━━ DATASET EXTRACT ━━
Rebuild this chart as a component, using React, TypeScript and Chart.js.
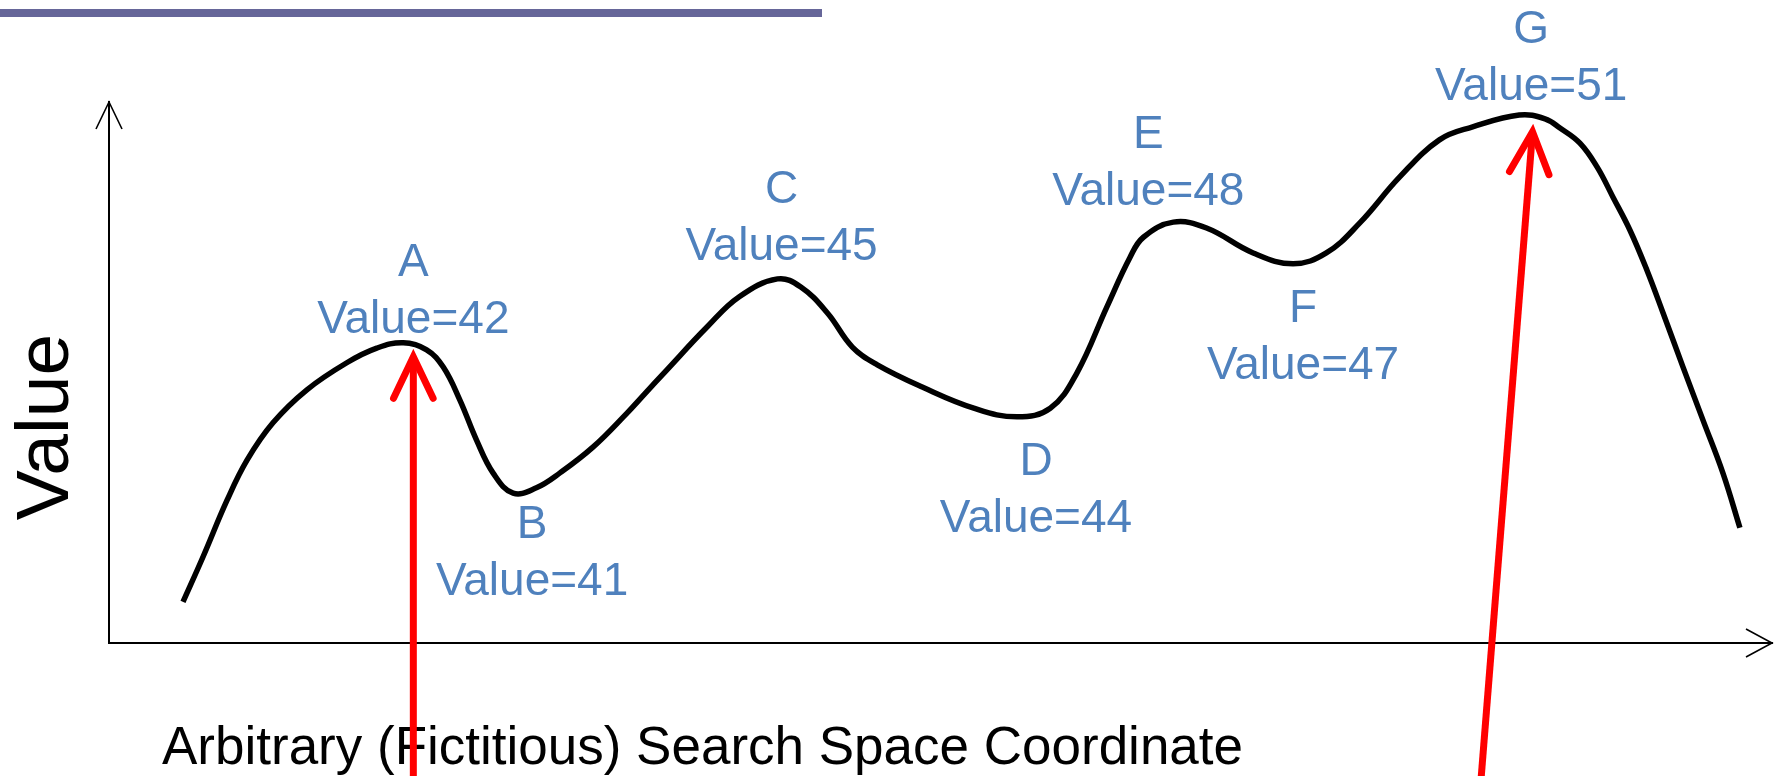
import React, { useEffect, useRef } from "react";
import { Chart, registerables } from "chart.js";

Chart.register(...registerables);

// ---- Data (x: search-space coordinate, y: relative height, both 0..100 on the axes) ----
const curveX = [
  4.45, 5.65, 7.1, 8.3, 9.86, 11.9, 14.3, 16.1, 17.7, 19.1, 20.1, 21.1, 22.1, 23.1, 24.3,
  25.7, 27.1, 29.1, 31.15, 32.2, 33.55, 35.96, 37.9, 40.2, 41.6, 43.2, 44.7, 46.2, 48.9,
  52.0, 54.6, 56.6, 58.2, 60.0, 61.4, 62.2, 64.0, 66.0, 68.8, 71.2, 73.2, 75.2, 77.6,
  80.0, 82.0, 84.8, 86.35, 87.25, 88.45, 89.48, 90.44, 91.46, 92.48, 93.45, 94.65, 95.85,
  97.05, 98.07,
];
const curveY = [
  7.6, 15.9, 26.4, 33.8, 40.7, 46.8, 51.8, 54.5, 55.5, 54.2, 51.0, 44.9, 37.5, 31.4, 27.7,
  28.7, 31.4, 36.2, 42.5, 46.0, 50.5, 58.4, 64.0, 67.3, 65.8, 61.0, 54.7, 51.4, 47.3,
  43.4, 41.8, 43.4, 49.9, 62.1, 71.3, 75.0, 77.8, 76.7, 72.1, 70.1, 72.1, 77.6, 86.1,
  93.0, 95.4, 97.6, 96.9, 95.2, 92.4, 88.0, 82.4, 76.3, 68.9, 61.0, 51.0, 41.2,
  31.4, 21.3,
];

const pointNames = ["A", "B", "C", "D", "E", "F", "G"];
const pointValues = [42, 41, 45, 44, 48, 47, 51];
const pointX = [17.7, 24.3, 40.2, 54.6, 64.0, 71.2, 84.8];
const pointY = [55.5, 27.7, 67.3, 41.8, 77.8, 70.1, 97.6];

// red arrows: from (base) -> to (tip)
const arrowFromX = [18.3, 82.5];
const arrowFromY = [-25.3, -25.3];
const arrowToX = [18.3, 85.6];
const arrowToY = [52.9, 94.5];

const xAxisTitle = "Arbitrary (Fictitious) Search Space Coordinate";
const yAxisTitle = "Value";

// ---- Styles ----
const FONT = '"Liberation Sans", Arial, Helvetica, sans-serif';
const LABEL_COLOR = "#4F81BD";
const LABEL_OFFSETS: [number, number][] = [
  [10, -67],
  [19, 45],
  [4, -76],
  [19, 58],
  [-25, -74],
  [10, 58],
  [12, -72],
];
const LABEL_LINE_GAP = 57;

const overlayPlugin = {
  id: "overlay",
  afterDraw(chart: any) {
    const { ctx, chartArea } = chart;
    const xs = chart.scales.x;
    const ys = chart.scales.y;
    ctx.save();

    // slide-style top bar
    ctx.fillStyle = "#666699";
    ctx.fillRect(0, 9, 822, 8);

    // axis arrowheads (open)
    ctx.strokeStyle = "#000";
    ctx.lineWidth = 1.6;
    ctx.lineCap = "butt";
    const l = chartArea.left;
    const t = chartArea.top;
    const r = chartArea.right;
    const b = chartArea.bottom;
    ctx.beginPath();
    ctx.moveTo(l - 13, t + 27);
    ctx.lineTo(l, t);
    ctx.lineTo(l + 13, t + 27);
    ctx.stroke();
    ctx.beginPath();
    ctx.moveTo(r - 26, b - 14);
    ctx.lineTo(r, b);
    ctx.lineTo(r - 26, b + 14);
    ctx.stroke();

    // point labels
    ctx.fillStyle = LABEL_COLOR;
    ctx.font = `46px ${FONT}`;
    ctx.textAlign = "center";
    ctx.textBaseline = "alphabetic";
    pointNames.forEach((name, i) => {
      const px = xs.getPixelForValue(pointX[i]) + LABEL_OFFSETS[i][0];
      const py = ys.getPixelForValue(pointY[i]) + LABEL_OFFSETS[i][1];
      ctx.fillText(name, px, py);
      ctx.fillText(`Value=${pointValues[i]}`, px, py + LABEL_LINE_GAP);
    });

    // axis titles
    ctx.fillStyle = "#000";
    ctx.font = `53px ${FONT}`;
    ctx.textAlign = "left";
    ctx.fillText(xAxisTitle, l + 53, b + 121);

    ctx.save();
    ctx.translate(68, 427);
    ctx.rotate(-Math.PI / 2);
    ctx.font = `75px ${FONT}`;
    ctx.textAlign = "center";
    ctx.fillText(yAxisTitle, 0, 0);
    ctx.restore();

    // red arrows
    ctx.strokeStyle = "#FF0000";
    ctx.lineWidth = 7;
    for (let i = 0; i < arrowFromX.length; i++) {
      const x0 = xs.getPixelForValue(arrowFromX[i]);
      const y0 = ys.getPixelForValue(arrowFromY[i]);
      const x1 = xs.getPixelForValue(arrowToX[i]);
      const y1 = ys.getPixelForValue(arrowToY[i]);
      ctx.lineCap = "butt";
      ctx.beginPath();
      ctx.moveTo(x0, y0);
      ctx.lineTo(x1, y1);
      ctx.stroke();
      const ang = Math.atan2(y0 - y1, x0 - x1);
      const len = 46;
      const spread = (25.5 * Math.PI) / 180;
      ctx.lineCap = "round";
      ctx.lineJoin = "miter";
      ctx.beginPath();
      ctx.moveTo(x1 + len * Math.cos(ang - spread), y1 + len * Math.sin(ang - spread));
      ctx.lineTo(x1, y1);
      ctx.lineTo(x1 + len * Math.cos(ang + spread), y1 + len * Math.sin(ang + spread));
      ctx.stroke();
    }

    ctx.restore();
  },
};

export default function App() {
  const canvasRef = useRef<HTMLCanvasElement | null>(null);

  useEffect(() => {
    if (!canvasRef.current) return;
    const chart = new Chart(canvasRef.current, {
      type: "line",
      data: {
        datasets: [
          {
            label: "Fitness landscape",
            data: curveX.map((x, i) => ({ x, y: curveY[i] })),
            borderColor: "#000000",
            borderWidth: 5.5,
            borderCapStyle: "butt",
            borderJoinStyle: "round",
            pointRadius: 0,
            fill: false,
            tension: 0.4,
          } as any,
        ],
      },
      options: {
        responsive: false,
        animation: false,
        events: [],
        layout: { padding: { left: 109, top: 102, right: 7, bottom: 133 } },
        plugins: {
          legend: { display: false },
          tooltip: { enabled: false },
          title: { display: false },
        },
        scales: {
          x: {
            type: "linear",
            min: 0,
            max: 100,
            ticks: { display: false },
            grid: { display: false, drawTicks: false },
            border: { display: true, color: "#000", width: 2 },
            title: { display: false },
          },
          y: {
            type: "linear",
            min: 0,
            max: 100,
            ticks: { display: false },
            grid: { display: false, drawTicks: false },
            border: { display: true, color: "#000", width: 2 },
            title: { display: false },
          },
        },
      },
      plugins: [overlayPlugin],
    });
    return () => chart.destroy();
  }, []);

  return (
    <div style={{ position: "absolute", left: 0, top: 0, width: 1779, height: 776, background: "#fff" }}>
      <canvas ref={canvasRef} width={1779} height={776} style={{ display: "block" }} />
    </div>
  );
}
━━━
— TASK TO COMPLETE —
From the opening line of the listing above through the line bearing "Chart.register(...registerables);", repeat each line exactly. Drop every picture.

— SOLUTION TO THIS EXERCISE —
Rebuild this chart as a component, using React, TypeScript and Chart.js.
import React, { useEffect, useRef } from "react";
import { Chart, registerables } from "chart.js";

Chart.register(...registerables);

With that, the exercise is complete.